Should Israel accept a nuclear ban? The strained relationship between President Obama and Prime Minister Netanyahu over Israel’s threats of unilateral action against Iran has focused the world’s attention on the sensitive issue of nuclear weapons in the Middle East. Would Israel be safer if Netanyahu agreed to a regional nonproliferation treaty, as will be discussed at a conference in Finland later this year? Or would giving up nuclear weapons be suicidal for Israel?

This question was debated in the pages of The New York Times (March 8).

One argument in favour of Israel participating in the conference was advanced by Micah Zenko, Fellow for Conflict Prevention at the Council for Foreign Relations: “It is time for Israel to come out of the nuclear closet. By maintaining this fiction, Israel has pigeonholed itself as an international pariah, allowing adversaries and the nonaligned movement to use Israeli intransigence as an excuse to slow progress on nuclear nonproliferation objectives, including preventing a nuclear Iran.”

Menachem Klein, of Bar Ilan University, Ramat Gan, Isreal, took a similar view: “Zionism is…about leaving behind old concepts as it brings the Jewish state into the family of nations as an equal member. It’s about time for Israeli leaders to understand that Israel’s economic, physical and technological superiority and its political exclusivity cannot assure the state’s long-term existence. They need to consider regional security and peace agreements so that Israel no longer remains outside the international supervision of nuclear weapons.”

Another view was put forward by Daniel Gordis, President of the Shalem Foundation: “If Iran is a rational actor, the only factor preventing its attacking Israel is Israel’s second-strike capacity. And if it is not rational, all the more reason Israel should not bear sole responsibility for ensuring that Iran not acquire such a weapon of mass destruction.

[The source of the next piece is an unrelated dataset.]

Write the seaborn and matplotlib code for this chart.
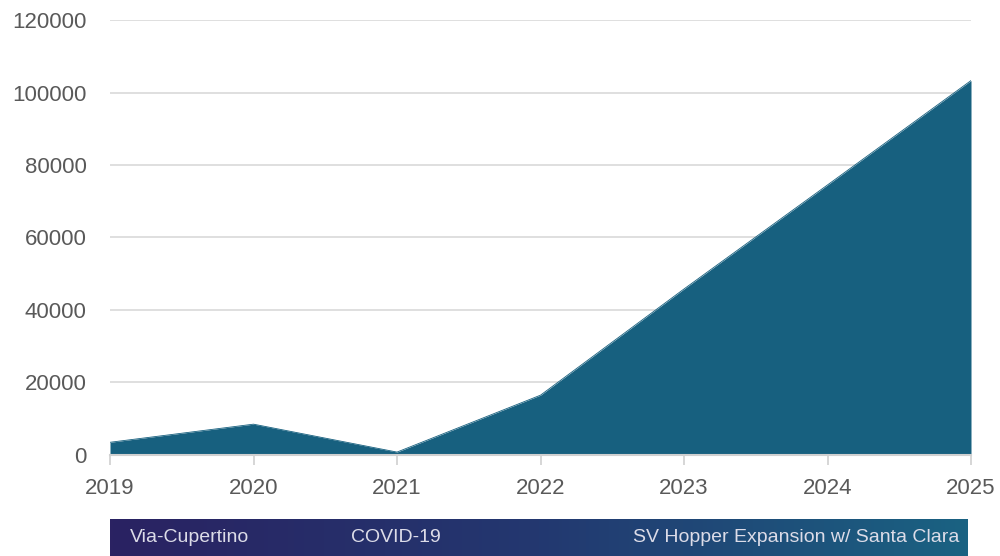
import numpy as np
import pandas as pd
import matplotlib
matplotlib.use("Agg")
import matplotlib.pyplot as plt
import seaborn as sns
from matplotlib.colors import LinearSegmentedColormap

years = [2019, 2020, 2021, 2022, 2023, 2024, 2025]
riders = [3500, 8500, 800, 16500, 45800, 74500, 103300]
y_ticks = [0, 20000, 40000, 60000, 80000, 100000, 120000]
phase_labels = ["Via-Cupertino", "COVID-19", "SV Hopper Expansion w/ Santa Clara"]

sns.set_theme(style="white")
plt.rcParams['font.family'] = ['Liberation Sans', 'DejaVu Sans']

df = pd.DataFrame({"year": years, "riders": riders})

fig = plt.figure(figsize=(10, 5.56), dpi=100)
ax = fig.add_axes([0.11, 0.1817, 0.861, 0.7823])

area_color = "#17607f"
sns.lineplot(data=df, x="year", y="riders", ax=ax, color=area_color, linewidth=0.6)
ax.fill_between(df["year"], df["riders"], 0, color=area_color, linewidth=0, zorder=2)

ax.set_xlim(years[0], years[-1])
ax.set_ylim(0, 120000)
ax.set_yticks(y_ticks)
ax.set_yticklabels([str(v) for v in y_ticks])
ax.set_xticks(years)
ax.set_xticklabels([str(y) for y in years])
ax.set_xlabel("")
ax.set_ylabel("")
ax.yaxis.grid(True, color="#d9d9d9", linewidth=1.2, zorder=0)
ax.set_axisbelow(True)
for s in ["top", "right", "left"]:
    ax.spines[s].set_visible(False)
ax.spines["bottom"].set_color("#d0d0d0")
ax.spines["bottom"].set_linewidth(1.5)
ax.spines["bottom"].set_zorder(3)
ax.tick_params(axis="x", which="both", bottom=True, length=7, width=1.2, color="#d0d0d0",
               labelsize=16, labelcolor="#595959", pad=9.5)
ax.tick_params(axis="y", left=False, length=0, labelsize=16, labelcolor="#595959", pad=17)

# phase band
bax = fig.add_axes([0.11, 0.0, 0.858, 0.0665])
cmap = LinearSegmentedColormap.from_list("band", ["#2a2262", "#233870", "#1a6282"])
grad = np.linspace(0, 1, 256).reshape(1, -1)
bax.imshow(grad, aspect="auto", cmap=cmap, extent=[0, 1, 0, 1])
bax.set_xlim(0, 1)
bax.set_ylim(0, 1)
bax.axis("off")
tc = "#dcdce8"
bax.text(0.023, 0.5, phase_labels[0], color=tc, fontsize=14, va="center", ha="left")
bax.text(0.281, 0.5, phase_labels[1], color=tc, fontsize=14, va="center", ha="left")
bax.text(0.99, 0.5, phase_labels[2], color=tc, fontsize=14, va="center", ha="right")

fig.savefig("out.png", dpi=100)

“Every reasonable observer of the Middle East knows which country might use such a weapon, and which would not. Can anyone, no matter how critical of Israel on the Palestinian front, even imagine a scenario in which Israel would use a nuclear weapon pre-emptively against an enemy? Has the international conversation become so corrupted we now compare Israel’s moral compass to Ahmadinejad’s?

“Had Israel’s neighbors ever accepted its right to exist, a level nuclear playing field might be fair. But they never have, and after Hosni Mubarak and Bashar al-Assad, Israel will face more enemies, not less.”